On the first day of Paris Fashion Week, three big design houses focused on The Lady, with wildly different results...
 

MAISON MARGIELA


Trust John Galliano to cut to the chase with the season’s biggest message: The Lady is back. Only this was Galliano for Maison Margiela, so anything polite was twisted, everything pretty was skewed and all things ladylike subverted. Take the opening coat straight out of the early 1960s (the early years of that decade have been on repeat all season), here in ivory with a leopard collar, kitten heels with thick ankle straps (the back of the heel reinforced an extra inch), a blue-rinse beehive for hair, silver maquillage below the eyes and a big handbag that looked as if it might have been whitewashed with a paint roller. There were gauzy layers everywhere, but Galliano’s came over a shimmering vest that resembled the shards of a broken mirror. There were metallics, but he offered them in zip-through cargo-pocketed skirts, one worn with a fishnet body stocking on a young man. Galliano played with the Maison’s codes: a cricket sweater with sawn-off sleeves came trimmed in chain and wrapped with Cellophane; a coat carried ornamentation in the form of giant diamond chandelier earrings; a trouser suit appeared in shocking, piercing green; a pleated white dress looked as if it had been driven over by a motorbike, leaving black tyre marks; mini backpacks were tied on every look Obi-style, worn with Japanese-esque slim T-shirts and long narrow skirts.

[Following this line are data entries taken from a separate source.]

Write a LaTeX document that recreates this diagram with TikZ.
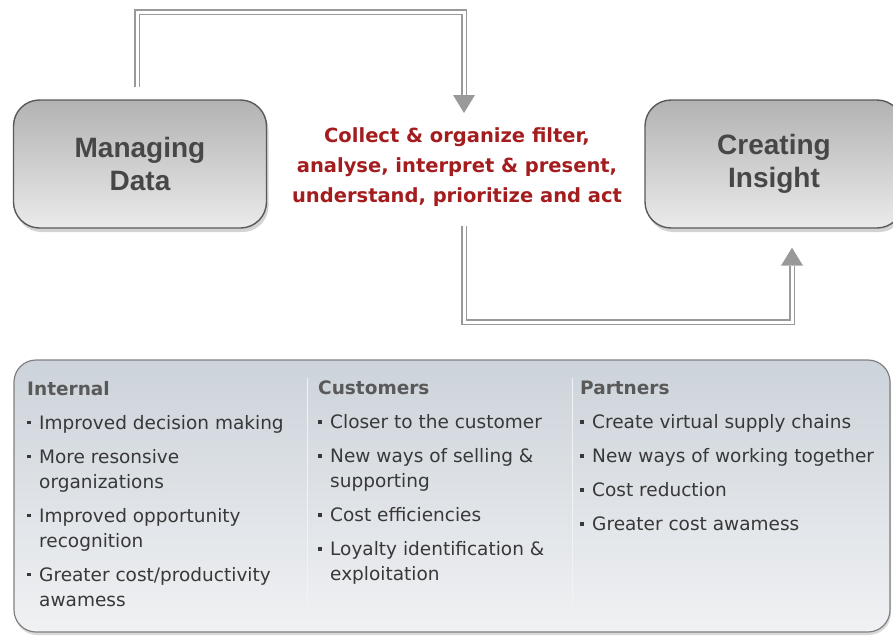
\documentclass[tikz,border=0pt]{standalone}
\usepackage{fontspec}
\setmainfont{Liberation Sans}
\newfontfamily\panelfont{DejaVu Sans}
\usetikzlibrary{calc,shadows}
\definecolor{actred}{RGB}{163,28,30}
\definecolor{paneltop}{RGB}{204,211,218}
\definecolor{panelbot}{RGB}{240,241,243}
\def\bul{\makebox[12pt][l]{\rule[5pt]{3.5pt}{3.5pt}}}
\def\cont{\hspace*{12pt}}

\begin{document}
\begin{tikzpicture}[x=1pt,y=-1pt,
	stagebox/.style={draw=black!65, line width=1.4pt, rounded corners=26pt,
		top color=black!30, bottom color=black!8, minimum width=253pt, minimum height=128pt,
		align=center, font=\bfseries\fontsize{28}{33}\selectfont, text=black!72,
		drop shadow={shadow xshift=2pt, shadow yshift=-4pt, opacity=0.35}},
	pipe/.style={draw=black!40, double=white, double distance=3pt, line width=1.6pt},
	tipgray/.style={fill=black!40},
	colbox/.style={anchor=north west, inner sep=0pt, align=left, text=black!78,
		font=\panelfont\fontsize{18.5}{25}\selectfont}]
			%%%%% START %%%%%
			\useasboundingbox (0,0) rectangle (893,637);
			
			\node[stagebox] (mgmt) at (140,164) {Managing\\Data};
			\node[stagebox, minimum width=258pt] (insight) at (774,164) {Creating\\Insight};
			
			\node[align=center, text=actred, font=\panelfont\bfseries\fontsize{19.5}{30}\selectfont] (proc) at (457,167)
				{Collect \& organize filter,\\analyse, interpret \& present,\\understand, prioritize and act};
			
			% upper connector
			\coordinate (topstart) at ($(mgmt.north)+(-3,-12)$);
			\coordinate (topend) at (464,95);
			\draw[pipe] (topstart) |- (464,12) -- (topend);
			\fill[tipgray] ($(topend)+(-11,0)$) -- ($(topend)+(11,0)$) -- ($(topend)+(0,18)$) -- cycle;
			
			% lower connector
			\coordinate (lowstart) at (464,226);
			\coordinate (lowend) at ($(insight.south -| 792,0)+(0,37)$);
			\draw[pipe] (lowstart) |- (792,322) -- (lowend);
			\fill[tipgray] ($(lowend)+(-11,0)$) -- ($(lowend)+(11,0)$) -- ($(lowend)+(0,-18)$) -- cycle;
			
			% lower panel
			\draw[draw=black!50, line width=1.2pt, rounded corners=22pt, top color=paneltop, bottom color=panelbot,
				drop shadow={shadow xshift=1pt, shadow yshift=-3pt, opacity=0.3}]
				(14,360) rectangle (890,632);
			\draw[line width=1pt, color=white!70!paneltop] (307,378) -- (307,612);
			\draw[line width=1pt, color=white!70!paneltop] (572,378) -- (572,612);
			
			\node[colbox] (internal) at (27,381)
				{\textcolor{black!65}{\bfseries Internal}\\[9pt]
				 \bul Improved decision making\\[9pt]
				 \bul More resonsive\\
				 \cont organizations\\[9pt]
				 \bul Improved opportunity\\
				 \cont recognition\\[9pt]
				 \bul Greater cost/productivity\\
				 \cont awamess};
			\node[colbox] (customers) at (318,381)
				{\textcolor{black!65}{\bfseries Customers}\\[9pt]
				 \bul Closer to the customer\\[9pt]
				 \bul New ways of selling \&\\
				 \cont supporting\\[9pt]
				 \bul Cost efficiencies\\[9pt]
				 \bul Loyalty identification \&\\
				 \cont exploitation};
			\node[colbox] (partners) at (580,381)
				{\textcolor{black!65}{\bfseries Partners}\\[9pt]
				 \bul Create virtual supply chains\\[9pt]
				 \bul New ways of working together\\[9pt]
				 \bul Cost reduction\\[9pt]
				 \bul Greater cost awamess};
			
			%%%%% END %%%%%
\end{tikzpicture}
\end{document}
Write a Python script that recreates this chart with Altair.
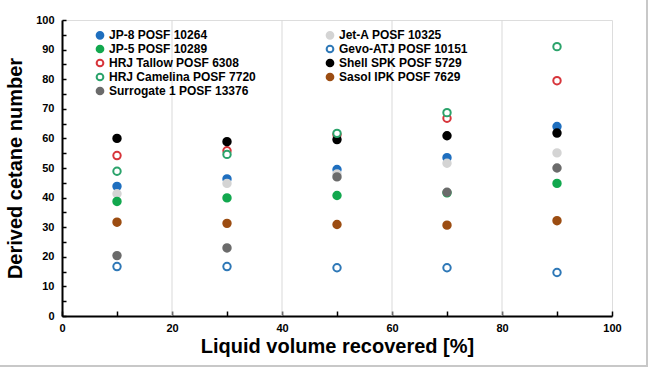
import altair as alt
import pandas as pd

# ---- data ----
x_vals = [10, 30, 50, 70, 90]
series = ["JP-8 POSF 10264", "Jet-A POSF 10325", "JP-5 POSF 10289", "Gevo-ATJ POSF 10151",
          "HRJ Tallow POSF 6308", "Shell SPK POSF 5729", "HRJ Camelina POSF 7720",
          "Sasol IPK POSF 7629", "Surrogate 1 POSF 13376"]
jp8 = [43.8, 46.3, 49.5, 53.5, 64.0]
jeta = [41.3, 44.8, 48.0, 51.6, 55.1]
jp5 = [38.7, 39.9, 40.7, 41.6, 44.8]
gevo = [16.7, 16.7, 16.3, 16.3, 14.7]
tallow = [54.2, 55.8, 61.2, 66.8, 79.5]
shell = [60.0, 58.9, 59.6, 60.9, 61.8]
camelina = [48.9, 54.6, 61.7, 68.7, 91.0]
sasol = [31.7, 31.3, 30.9, 30.7, 32.2]
surrogate = [20.4, 23.0, 47.0, 41.8, 50.0]
values = [jp8, jeta, jp5, gevo, tallow, shell, camelina, sasol, surrogate]

stroke_colors = ["#1f6fbf", "#d4d4d4", "#12a84e", "#2e78b7", "#d7353b",
                 "#000000", "#2ba36b", "#9c4d12", "#6b6b6b"]
fill_colors = ["#1f6fbf", "#d4d4d4", "#12a84e", "#ffffff", "#ffffff",
               "#000000", "#ffffff", "#9c4d12", "#6b6b6b"]
# legend is filled column by column
legend_order = [0, 2, 4, 6, 8, 1, 3, 5, 7]
grid_x = [20, 40, 60, 80]

rows = []
for i, (s, vals) in enumerate(zip(series, values)):
    for xv, yv in zip(x_vals, vals):
        rows.append({"series": s, "x": xv, "y": yv, "order": i})
df = pd.DataFrame(rows)
grid_df = pd.DataFrame({"gx": grid_x})

dom = [series[i] for i in legend_order]
stroke_rng = [stroke_colors[i] for i in legend_order]
fill_rng = [fill_colors[i] for i in legend_order]

FONT = "Liberation Sans"
xscale = alt.Scale(domain=[0, 100], nice=False, zero=False)
yscale = alt.Scale(domain=[0, 100], nice=False, zero=False)

legend_kw = dict(title=None, orient="none", legendX=32, legendY=9,
                 columns=2, columnPadding=66, rowPadding=-5,
                 labelFont=FONT, labelFontSize=12,
                 labelFontWeight="bold", labelColor="black",
                 symbolSize=45, symbolStrokeWidth=2, labelOffset=3)

# gridlines + inward ticks (axes drawn on the opposite side with negative offset)
grid = alt.Chart(grid_df).mark_rule(color="#d9d9d9", strokeWidth=1).encode(
    x=alt.X("gx:Q", scale=xscale,
            axis=alt.Axis(orient="top", offset=-296, values=list(range(0, 101, 10)),
                          labels=False, domain=False, grid=False, ticks=True,
                          tickSize=5, tickColor="black", tickWidth=1.5, title=None)),
    y=alt.value(0), y2=alt.value(296),
)
ytick_layer = alt.Chart(grid_df).mark_point(opacity=0).encode(
    x=alt.X("gx:Q", scale=xscale, axis=None),
    y=alt.Y("gx:Q", scale=yscale,
            axis=alt.Axis(orient="right", offset=-550, values=list(range(0, 101, 5)),
                          labels=False, domain=False, grid=False, ticks=True,
                          tickSize=4, tickColor="black", tickWidth=1.5, title=None)),
)

points = alt.Chart(df).mark_point(size=55, strokeWidth=2, opacity=1).encode(
    x=alt.X("x:Q", scale=xscale,
            axis=alt.Axis(orient="bottom", values=list(range(0, 101, 20)), ticks=False,
                          grid=False, domainColor="black", domainWidth=2,
                          labelFont=FONT, labelFontSize=11, labelFontWeight="bold",
                          labelColor="black", labelPadding=6, labelFlush=False,
                          title="Liquid volume recovered [%]", titleFont=FONT,
                          titleFontSize=20, titleFontWeight="bold", titleColor="black",
                          titlePadding=3)),
    y=alt.Y("y:Q", scale=yscale,
            axis=alt.Axis(orient="left", values=list(range(0, 101, 10)), ticks=False,
                          grid=False, domainColor="black", domainWidth=2,
                          labelFont=FONT, labelFontSize=11, labelFontWeight="bold",
                          labelColor="black", labelPadding=8, labelFlush=False,
                          title="Derived cetane number", titleFont=FONT,
                          titleFontSize=20, titleFontWeight="bold", titleColor="black",
                          titlePadding=10)),
    stroke=alt.Stroke("series:N", scale=alt.Scale(domain=dom, range=stroke_rng),
                      legend=alt.Legend(**legend_kw)),
    fill=alt.Fill("series:N", scale=alt.Scale(domain=dom, range=fill_rng),
                  legend=alt.Legend(**legend_kw)),
    order=alt.Order("order:Q"),
)

border = alt.Chart(grid_df).mark_rule(color="#c8c8c8", strokeWidth=2).encode(
    x=alt.value(585), x2=alt.value(585), y=alt.value(-25), y2=alt.value(346),
)
border2 = alt.Chart(grid_df).mark_rule(color="#c8c8c8", strokeWidth=2).encode(
    x=alt.value(-62), x2=alt.value(586), y=alt.value(346), y2=alt.value(346),
)

chart = alt.layer(grid, ytick_layer, points, border, border2).resolve_axis(
    x="independent", y="independent"
).properties(
    width=550, height=296,
    padding={"left": 62, "top": 20, "right": 38, "bottom": 53},
    autosize=alt.AutoSizeParams(type="none"),
).configure_view(
    stroke="black", strokeWidth=1.5
).configure(background="white")

chart.save("out.html", embed_options={"renderer": "svg", "actions": False})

It was a great show. Best of all, was the occasional eruption of undiluted Galliano, such as the kick-ass bias-cut bronze gown, straight out of the designer’s own archive. Galliano’s ability to blend the two is looking increasingly lovely.

 
DRIES VAN NOTEN

Again The Lady. Only this time, in Dries World, that meant the 1940s and, er, Mohawk prints. Dries, the multi-culti-obsessive-cum-master-colour-and-texturalist said his collections was: ‘Flamboyant, impulsive, vivacious, observant, infatuated, jubilant, kinky, fearless and flirtatious.’ And so it was. Colour clashed. Pattern swirled. And silhouettes were polarised: first, huge trousers and dirndls sprang out from tiny waists, and mismatched printed jackets and coats were issued with big firm shoulders. Then Dries played soft with elegant tea dresses, straight out of Keira Knightley's wardrobe for The Imitation Game, followed by strappy slips and oodles of layers of ruffled net. It was interesting to see Van Noten play with the bra (fast becoming a major ‘piece’ for SS16). It appeared in shocking pink over a tattoo body stocking, as part of a simple white dress in bronze, or covering breasts in those barely-there lingerie-style slip dresses we’ve seen everywhere since New York Fashion Week. As for the Mohawk prints – a pattern best described as unfurling birds’ wings – they came in gorgeous colours and appeared on everything, culminating in vivid sequins. Throughout, right in the middle of the warehouse runway, a string quartet played – not your average classical fare, but a discordant, elaborate rhythm, weirdly beautiful. Just like the clothes.
 
ROCHAS

Alessandro Dell’Acqua took one lady – Gala Dalí – and riffed. Dalí was muse and wife of surrealist artist, Salvador Dalí, said the show notes, which explained why giraffes suddenly appeared in vivid embroideries on a sleeved dress and narrow pencil skirt. What other surreal touches? Pointy fine-heeled shoes that looked fluffy, until they got closer and we could see they were made from frayed lace. Big bows that sprouted from the chests of dresses like flamboyantly wrapped presents. Jacquard woven to imitate popcorn and lots of transparent layers shrouding apparently ‘normal’ clothes, like black lace over Western shirts, or diaphanous white over cartoonish images of sunsets and surf on sporty tank tops and T-shirts. There was also a good deal of shiny PVC underwear in ice-cream shades that gleamed under whisker-fine lace. Perhaps the plastic went a bit too far for this brand that is all about The Lady. But it was good to see Dell’Acqua take the manicured feminine spirit of the house and rewrite it with sport, surrealism and sequins.